What is good for the dollar is death for gold. In this sense, the strengthening of the US currency after the June FOMC meeting naturally became the main driver of the decline in XAU/USD quotes. At that time, investors did not expect that the Fed would signal that the federal funds rate could be raised as early as 2022. On the eve of the September meeting of the Federal Open Market Committee, none of the options is ruled out. This includes a shift in the consensus estimate on the first act of monetary restriction for the next year.
While the differences between the last and previous global economic crises are obvious, the dollar smile theory works like a clock. The USD benefits during times of stress due to its status as a safe haven asset and during the Fed's rate hike amid the US economic recovery. Between these periods, the USD index, as a rule, decreases, which was the case for 14 months through May.

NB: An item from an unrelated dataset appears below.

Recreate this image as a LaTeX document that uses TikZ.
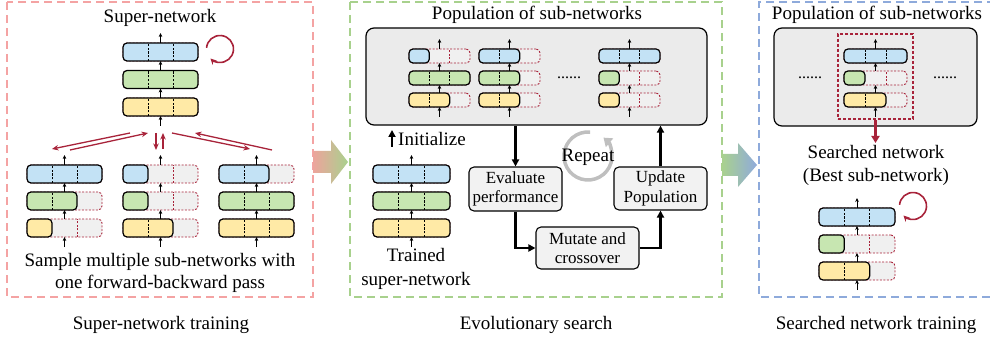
\documentclass[tikz,border=0pt]{standalone}
\usepackage{fontspec}
\setmainfont{Liberation Serif}
\usetikzlibrary{arrows.meta,calc}

\definecolor{cblue}{HTML}{C3E2F5}
\definecolor{cgreen}{HTML}{C7E6B1}
\definecolor{cyellow}{HTML}{FFEAA6}
\definecolor{cgray}{HTML}{F0F0F0}
\definecolor{dkred}{HTML}{A8233A}
\definecolor{pinkd}{HTML}{F4A3A3}
\definecolor{greend}{HTML}{A8D18D}
\definecolor{blued}{HTML}{8EAADB}
\definecolor{apink}{HTML}{EDA49C}
\definecolor{agreen}{HTML}{A9D18E}
\definecolor{ablue}{HTML}{8FAADC}
\definecolor{popgray}{HTML}{EBEBEB}
\definecolor{boxgray}{HTML}{F2F2F2}
\definecolor{repgray}{HTML}{BFBFBF}

\tikzset{
  inact/.style={draw=dkred, fill=cgray, line width=0.9pt, dash pattern=on 2pt off 1.5pt, rounded corners=4pt, inner sep=0pt, outer sep=0pt},
  act/.style={draw=black, line width=1.2pt, rounded corners=4pt},
  actdiv/.style={black, line width=0.8pt, dash pattern=on 2.2pt off 1.5pt},
  inactdiv/.style={dkred, line width=0.8pt, dash pattern=on 2pt off 1.5pt},
  sarrow/.style={-{Stealth[length=4pt,width=3.6pt]}, line width=0.8pt},
  flow/.style={-{Triangle[length=7pt,width=7pt]}, line width=2.2pt},
  rarrow/.style={-{Stealth[length=6.5pt,width=5.5pt]}, dkred, line width=1.3pt},
  loopar/.style={dkred, line width=1.6pt, -{Stealth[length=6pt,width=6pt]}},
  panel/.style={dash pattern=on 8pt off 5pt, line width=1.3pt},
  lbl/.style={font=\fontsize{19}{22}\selectfont, align=center, inner sep=0pt},
  proc/.style={draw, fill=boxgray, line width=1.1pt, rounded corners=5pt, align=center, font=\fontsize{17}{19.5}\selectfont, inner sep=0pt},
}

% #1 name, #2 cx, #3 cy, #4 width, #5 height, #6 fill, #7 active segments
\newcommand{\layer}[7]{%
  \node[inact, minimum width=#4pt, minimum height=#5pt] (#1) at (#2,#3) {};
  \pgfmathsetmacro{\segw}{#4/3}%
  \pgfmathsetmacro{\actw}{#7*#4/3}%
  \draw[act, fill=#6] (#1.south west) rectangle ([xshift=\actw pt]#1.north west);
  \foreach \i in {1,2}{%
    \pgfmathsetmacro{\dsh}{\i*\segw}%
    \ifnum\i<#7
      \draw[actdiv] ([xshift=\dsh pt]#1.south west) -- ([xshift=\dsh pt]#1.north west);
    \else\ifnum\i>#7
      \draw[inactdiv] ([xshift=\dsh pt]#1.south west) -- ([xshift=\dsh pt]#1.north west);
    \fi\fi
  }%
}

% #1 prefix, #2 cx, #3 top y, #4 width, #5 height, #6 gap, #7 #8 #9 active segments
\newcommand{\netstack}[9]{%
  \pgfmathsetmacro{\yb}{#3+#5/2}%
  \pgfmathsetmacro{\yg}{\yb+#5+#6}%
  \pgfmathsetmacro{\yy}{\yg+#5+#6}%
  \layer{#1b}{#2}{\yb}{#4}{#5}{cblue}{#7}
  \layer{#1g}{#2}{\yg}{#4}{#5}{cgreen}{#8}
  \layer{#1y}{#2}{\yy}{#4}{#5}{cyellow}{#9}
  \coordinate (#1top) at ([yshift=10pt]#1b.north);
  \coordinate (#1bot) at ([yshift=-10pt]#1y.south);
  \draw[sarrow] (#1b.north) -- (#1top);
  \draw[sarrow] (#1g.north) -- (#1b.south);
  \draw[sarrow] (#1y.north) -- (#1g.south);
  \draw[sarrow] (#1bot) -- (#1y.south);
}

\begin{document}
\begin{tikzpicture}[x=1pt,y=-1pt]
\useasboundingbox (0,0) rectangle (990,339);

% ---------- panels ----------
\draw[panel, pinkd] (7,2) rectangle (313,297);
\draw[panel, greend] (350,2) rectangle (722,297);
\draw[panel, blued] (995,2) -| (759,297) -- (995,297);

% ---------- transition arrows ----------
\shade[left color=apink, right color=agreen] (313,151) -- (331,151) -- (331,140) -- (348,162) -- (331,184) -- (331,173) -- (313,173) -- cycle;
\shade[left color=agreen, right color=ablue] (722,154) -- (738,154) -- (738,143) -- (757,165) -- (738,187) -- (738,176) -- (722,176) -- cycle;

% ---------- left panel ----------
\node[lbl] (t1) at (160,18) {Super-network};
\netstack{S}{160.5}{43}{75}{18}{9.5}{3}{3}{3}
\coordinate (loop1) at (220,49);
\draw[loopar] ($(loop1)+(175:13.5pt)$) arc[start angle=175, end angle=-135, radius=13.5pt];

\netstack{L}{64.5}{165}{75}{18}{9}{3}{2}{1}
\netstack{M}{160.5}{165}{75}{18}{9}{1}{1}{2}
\netstack{N}{256.5}{165}{75}{18}{9}{2}{3}{3}

\coordinate (ra1) at (130,133); \coordinate (ra2) at (52,149);
\coordinate (rb1) at (70,150);  \coordinate (rb2) at (148,133);
\coordinate (rc1) at (156,133); \coordinate (rc2) at (156,150);
\coordinate (rd1) at (163,149); \coordinate (rd2) at (163,133);
\coordinate (re1) at (172,133); \coordinate (re2) at (250,149);
\coordinate (rf1) at (272,150); \coordinate (rf2) at (195,133);
\draw[rarrow] (ra1) -- (ra2);
\draw[rarrow] (rb1) -- (rb2);
\draw[rarrow] (rc1) -- (rc2);
\draw[rarrow] (rd1) -- (rd2);
\draw[rarrow] (re1) -- (re2);
\draw[rarrow] (rf1) -- (rf2);

\node[lbl] (samp) at (160,272.5) {Sample multiple sub-networks with\\one forward-backward pass};

% ---------- middle panel ----------
\node[lbl] (t2) at (537,15) {Population of sub-networks};
\node[draw, fill=popgray, line width=1.2pt, rounded corners=8pt, minimum width=341pt, minimum height=97pt, inner sep=0pt] (pop) at (536.5,76.5) {};
\netstack{PA}{439.5}{49}{61}{14}{8}{1}{3}{2}
\netstack{PB}{509.5}{49}{61}{14}{8}{2}{2}{2}
\netstack{PC}{629.5}{49}{61}{14}{8}{3}{1}{1}
\node[font=\fontsize{16}{16}\selectfont, inner sep=0pt] (dots1) at (569,78) {......};

\coordinate (initS) at (392,147);
\coordinate (initE) at (392,130);
\draw[flow] (initS) -- (initE);
\node[lbl, anchor=west] (initl) at (398,139) {Initialize};

\netstack{T}{411.5}{165}{77}{18}{9}{3}{3}{3}
\node[lbl, font=\fontsize{19}{24}\selectfont] (tl) at (416,269) {Trained\\super-network};

\node[proc, minimum width=93pt, minimum height=44pt] (eval) at (515.5,189) {Evaluate\\performance};
\node[proc, minimum width=93pt, minimum height=43pt] (upd) at (660.5,188.5) {Update\\Population};
\node[proc, minimum width=103pt, minimum height=42pt] (mut) at (587.5,248) {Mutate and\\crossover};

\draw[flow] (pop.south -| eval.north) -- (eval.north);
\draw[flow] (eval.south) |- (mut.west);
\draw[flow] (mut.east) -| (upd.south);
\draw[flow] (upd.north) -- (upd.north |- pop.south);

\coordinate (rep) at (588,156);
\draw[repgray, line width=3.5pt, -{Triangle[length=8pt,width=11pt]}] ($(rep)+(85:24pt)$) arc[start angle=85, end angle=410, radius=24pt];
\node[lbl] (repl) at (588,157) {Repeat};

% ---------- right panel ----------
\node[lbl] (t3) at (877,15) {Population of sub-networks};
\node[draw, fill=popgray, line width=1.2pt, rounded corners=8pt, minimum width=203pt, minimum height=98pt, inner sep=0pt] (pop2) at (875.5,77) {};
\node[draw=dkred, dash pattern=on 3pt off 2pt, line width=1.2pt, minimum width=75pt, minimum height=85pt, inner sep=0pt] (sel) at (875.5,76.5) {};
\netstack{R}{875.5}{49}{63}{14}{8}{3}{1}{2}
\node[font=\fontsize{16}{16}\selectfont, inner sep=0pt] (dots2) at (810,78) {......};
\node[font=\fontsize{16}{16}\selectfont, inner sep=0pt] (dots3) at (945,78) {......};
\coordinate (selend) at (875.5,143);
\draw[dkred, line width=2.5pt, -{Triangle[length=7pt,width=8pt]}] (sel.south) -- (selend);

\node[lbl, font=\fontsize{19}{23}\selectfont] (srch) at (876,165.5) {Searched network\\(Best sub-network)};
\netstack{Q}{857}{208}{76}{18}{9}{3}{1}{2}
\coordinate (loop2) at (913,206);
\draw[loopar] ($(loop2)+(175:13.5pt)$) arc[start angle=175, end angle=-135, radius=13.5pt];

% ---------- captions ----------
\node[lbl] (c1) at (161,325) {Super-network training};
\node[lbl] (c2) at (536,325) {Evolutionary search};
\node[lbl] (c3) at (876,325) {Searched network training};
\end{tikzpicture}
\end{document}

According to JP Morgan, the dollar is favored on both sides of the smile. On the left is a growing concern that global economic growth has peaked, stocks are overbought, monetary and fiscal support is ending, and China's problems will launch a tsunami on financial markets. On the right is American exclusivity, based on bets. The differential between the real yields of US and German bonds has reached its highest level since June 2020, the gap in indicators with other countries is also widening, contributing to the strengthening of the dollar.
Dynamics of the USD index and differentials of real bond yield
The growing US dollar is a huge problem for gold, but the fall of XAU/USD does not look hopeless yet. Moreover, without the announcement of the curtailment of the $120 billion quantitative easing program and the shift of the FOMC consensus forecast for the first increase in the federal funds rate from 2023 to 2022, the USD index will go into correction, and the precious metal is likely to return above $1,800 per ounce.
The reasons for such stability of gold should be sought in the stability of the US debt market. Unlike in 2013, when the former chairman of the Federal Reserve launched a taper tantrum with a message about the curtailment of QE, the yield on Treasury bonds, at present, stubbornly does not want to grow, which leaves the bulls on XAU/USD hoping for revenge.
Investors are not sure that the start of monetary policy normalization will lead to an increase in US debt market rates. The fact is that the Fed will continue to buy bonds as part of reinvesting income, and the appetite of non-residents for American securities is not going to fade. In April, they bought at auctions about 25% of the debt issued by the Treasury, which is the highest figure for the last three years.
Thus, gold is forced to maneuver between friendly Treasury yields and the hostile US dollar, whose smile is extremely dangerous for bulls on XAU/USD.
Technically, the inability of the precious metal to return within the range of the fair value of $1,775-1,820 per ounce is a sign of their weakness. In this situation, we continue to sell gold with targets at $1,720 and $1,680.